Una guerra o un terremoto, por citar dos desastres mayores, tienen un “después” de reconstrucción que se alza sobre las ruinas como un pico de moral y de voluntad para superar la desgracia y empezar de nuevo. No hemos padecido ni guerra ni terremoto, pero la fractura emocional y social de Cataluña y los daños en el conjunto de España causados por los secesionistas tienen entidad suficiente para necesitar una reconstrucción.
La primera víctima de los despropósitos del procés hemos sido los propios catalanes, y especialmente los catalanes no causantes de la fractura, que se han visto y sentido marginados y despreciados. Y no obstante, éstos se apuntarían los primeros a la reconstrucción. De un lado y del otro, la rechazarán los que viven políticamente del cuento y del conflicto.
La fractura es honda y los daños, severos, ambos solo los niegan los causantes. Se comprende que lo nieguen, el reconocimiento honesto del mucho mal causado conllevaría un penoso sentimiento de culpa, que desde su pretendida superioridad moral no están dispuestos a admitir. Por eso y porque se necesita tiempo (y medidas) para que empiecen a cicatrizar las heridas, hoy abiertas --en los dos lados resuena con fuerza el vengativo “ni perdón, ni olvido”--, es mejor hablar de reconstrucción que de reconciliación. A ésta podríamos aspirar más tarde, a partir de una reconstrucción razonablemente lograda.
La reconstrucción en realizaciones históricas empezó por ser fundamentalmente material. Esa materialidad en nuestro caso se podría concretar, por ejemplo, en la creación de condiciones que permitan el regreso de sedes sociales de empresas que abandonaron Cataluña, lo que escenificaría una vuelta a la normalidad, y en pactos políticos multilaterales que permitieran atenuar o eliminar algunas de las carencias graves que tanto sufrimiento provocan: listas de espera hospitalarias, dependencia… (corresponde a los políticos establecer la lista).
Otro esfuerzo por parte de todos, que coadyuvaría a la reconstrucción --siendo ya en sí misma una--, es rebajar la tensión retórica y tender a la recuperación del rigor en el lenguaje. En este punto, los causantes de la fractura deberían mostrarse especialmente bien dispuestos: sus palabras altisonantes, insidiosas o directamente ofensivas, aunque sean hueras e infundadas, resultan demoledoras de la convivencia, provocan un desgarro continuo.

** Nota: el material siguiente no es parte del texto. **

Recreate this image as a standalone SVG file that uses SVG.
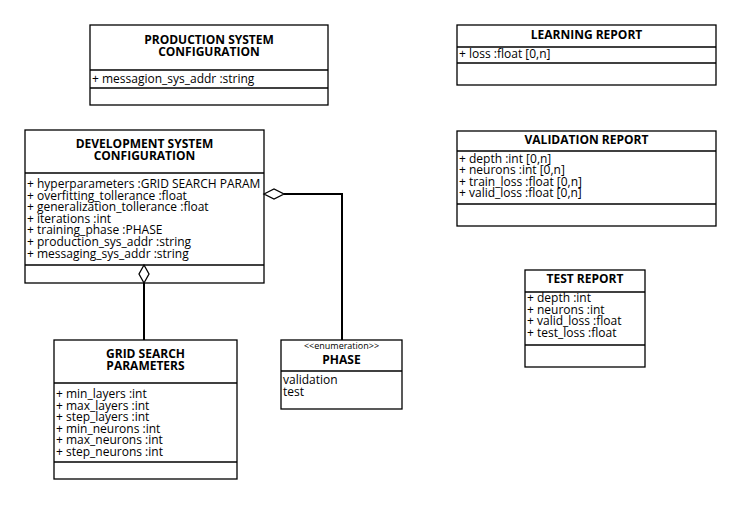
<svg xmlns="http://www.w3.org/2000/svg" width="740" height="505" viewBox="0 0 740 505">
<style>
.box{fill:#fff;stroke:#000;stroke-width:1.3}
.sep{stroke:#000;stroke-width:1.3;fill:none}
.t{font-family:"Open Sans","Noto Sans",sans-serif;font-size:12px;font-weight:bold;text-anchor:middle;fill:#000}
.a{font-family:"Open Sans","Noto Sans",sans-serif;font-size:12px;fill:#000}
.st{font-family:"Open Sans","Noto Sans",sans-serif;font-size:9px;text-anchor:middle;fill:#000}
.c{stroke:#000;stroke-width:2;fill:none}
.d{stroke:#000;stroke-width:1.3;fill:#fff}
</style>
<rect width="740" height="505" fill="#fff"/>
<g id="production">
<rect class="box" x="90" y="25" width="238" height="80"/>
<line class="sep" x1="90" y1="70" x2="328" y2="70"/>
<line class="sep" x1="90" y1="88" x2="328" y2="88"/>
<text class="t" x="209" y="44">PRODUCTION SYSTEM</text>
<text class="t" x="209" y="56">CONFIGURATION</text>
<text class="a" x="92" y="83">+ messagion_sys_addr :string</text>
</g>
<g id="development">
<rect class="box" x="25" y="130" width="239" height="153"/>
<line class="sep" x1="25" y1="173" x2="264" y2="173"/>
<line class="sep" x1="25" y1="265" x2="264" y2="265"/>
<text class="t" x="144.5" y="148">DEVELOPMENT SYSTEM</text>
<text class="t" x="144.5" y="160">CONFIGURATION</text>
<text class="a" x="27" y="188">+ hyperparameters :GRID SEARCH PARAM</text>
<text class="a" x="27" y="199.6">+ overfitting_tollerance :float</text>
<text class="a" x="27" y="211.2">+ generalization_tollerance :float</text>
<text class="a" x="27" y="222.8">+ iterations :int</text>
<text class="a" x="27" y="234.4">+ training_phase :PHASE</text>
<text class="a" x="27" y="246">+ production_sys_addr :string</text>
<text class="a" x="27" y="257.6">+ messaging_sys_addr :string</text>
</g>
<g id="grid">
<rect class="box" x="54" y="340" width="183" height="139"/>
<line class="sep" x1="54" y1="383" x2="237" y2="383"/>
<line class="sep" x1="54" y1="462" x2="237" y2="462"/>
<text class="t" x="145.5" y="358">GRID SEARCH</text>
<text class="t" x="145.5" y="370">PARAMETERS</text>
<text class="a" x="56" y="398">+ min_layers :int</text>
<text class="a" x="56" y="409.5">+ max_layers :int</text>
<text class="a" x="56" y="421">+ step_layers :int</text>
<text class="a" x="56" y="432.5">+ min_neurons :int</text>
<text class="a" x="56" y="444">+ max_neurons :int</text>
<text class="a" x="56" y="455.5">+ step_neurons :int</text>
</g>
<g id="phase">
<rect class="box" x="281" y="340" width="121" height="69"/>
<line class="sep" x1="281" y1="371" x2="402" y2="371"/>
<text class="st" x="341.5" y="349">&lt;&lt;enumeration&gt;&gt;</text>
<text class="t" x="341.5" y="364">PHASE</text>
<text class="a" x="283" y="384">validation</text>
<text class="a" x="283" y="395.5">test</text>
</g>
<g id="learning">
<rect class="box" x="457" y="25" width="259" height="60"/>
<line class="sep" x1="457" y1="47" x2="716" y2="47"/>
<line class="sep" x1="457" y1="63" x2="716" y2="63"/>
<text class="t" x="586.5" y="39">LEARNING REPORT</text>
<text class="a" x="459" y="58">+ loss :float [0,n]</text>
</g>
<g id="validation">
<rect class="box" x="457" y="131" width="259" height="95"/>
<line class="sep" x1="457" y1="151" x2="716" y2="151"/>
<line class="sep" x1="457" y1="204" x2="716" y2="204"/>
<text class="t" x="586.5" y="144">VALIDATION REPORT</text>
<text class="a" x="459" y="162.5">+ depth :int [0,n]</text>
<text class="a" x="459" y="174">+ neurons :int [0,n]</text>
<text class="a" x="459" y="185.5">+ train_loss :float [0,n]</text>
<text class="a" x="459" y="197">+ valid_loss :float [0,n]</text>
</g>
<g id="test">
<rect class="box" x="525" y="270" width="120" height="97"/>
<line class="sep" x1="525" y1="292" x2="645" y2="292"/>
<line class="sep" x1="525" y1="345" x2="645" y2="345"/>
<text class="t" x="585" y="283">TEST REPORT</text>
<text class="a" x="527" y="302">+ depth :int</text>
<text class="a" x="527" y="313.5">+ neurons :int</text>
<text class="a" x="527" y="325">+ valid_loss :float</text>
<text class="a" x="527" y="336.5">+ test_loss :float</text>
</g>
<g id="connectors">
<polyline class="c" points="284,194 342,194 342,340"/>
<path class="d" d="M264,194 L274,189 L284,194 L274,199 Z"/>
<line class="c" x1="144" y1="283" x2="144" y2="340"/>
<path class="d" d="M144,265 L149,274 L144,283 L139,274 Z"/>
</g>
</svg>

Para sentar las bases de la reconstrucción servirían gestos elementales. Se podría aceptar que los causantes (de buena fe) obraron impulsados por una sincera preocupación por el futuro de la identidad de Cataluña ante el fenómeno abrasivo de la globalización, y ellos aceptar que se puede proteger lo que representa Cataluña de otra manera y por otros medios.

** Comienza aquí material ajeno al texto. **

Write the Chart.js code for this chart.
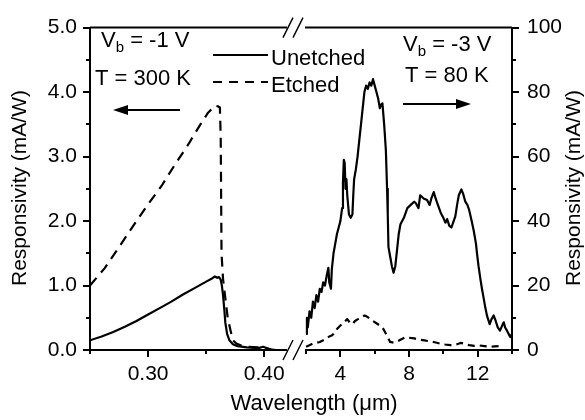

Ante lo que estaba ocurriendo en Cataluña hubo ignorancia o indiferencia y torpeza política desde muchos ámbitos. Hubo también una reacción desabrida; no del Estado, que cumplió con su obligación de hacer respetar la Constitución, sino por parte de ciertos partidos, personajes y medios de comunicación. Se pasó de un almibarado elogio de Cataluña a jalear el indiscriminado “a por ellos”. Las distintas formas reactivas de catalanofobia han cebado el procés.
Seamos conscientes que si ni siquiera un intento de reconstrucción fuera posible, la fractura se ahondará aún más y todos seremos responsables y, a la vez, perdedores. En la reconstrucción no hay equidistancia de nadie, sino una necesidad de todos.